Compliance isn’t cheap. And U.S. laws also impact a lot of Canadian compan- ies with dual U.S.-Canadian stock listings or cross-border activities.
“The cost burdens have increased over time," said Jeremy Fraiberg, co-chair of the mergers and acquisitions group at Osler, Hoskin & Harcourt LLP in Toronto. "Since Sarbanes-Oxley and so forth, there have been increased controls on public companies. That may be a good thing ultimately, but when you increase the cost of something, there may be a corresponding decrease in demand. It’s economics.”
The University of Calgary’ s Tingle, who has launched several startups of his own, has heard all these arguments to explain the decrease of public companies — the availability of private equity, the rise in litigation risk, and the increased regulatory costs and burdens — but he’s not convinced any of them get to the root cause.
He thinks companies choose to go private or remain so for a much simpler reason: Company founders and managers recognize that going public comes with a loss of control and a lot of hassle. “I think that managers are looking at public markets and thinking, ‘I don’t need that crap,’ ” he said.
And this, Tingle said, is an issue that should interest Canadian securities regulators, who should be surveying public company executives on which rules they find most burdensome and then determine whether they can be fixed.
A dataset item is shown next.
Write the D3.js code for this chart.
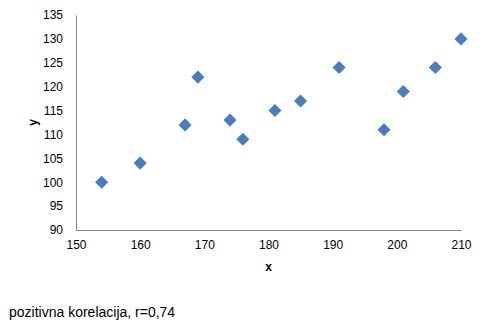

He also said securities commissions should be reaching out to private company managers to ask why they’ve avoided going public.
He suggests Canadian securities regulators focus too much on addressing corporate governance issues, such as setting rules on executive compensation, and not enough on things that might stop the continuing decline in the number of Canadian public companies.
“They’re presiding over a ship that’s taking on water quickly,” Tingle said. “The decline of public markets means that the kind of businesses that are the future are getting less money.”
The commodity downturn has, in recent years, dealt a blow to the TSX Venture Exchange, a marketplace for emerging companies.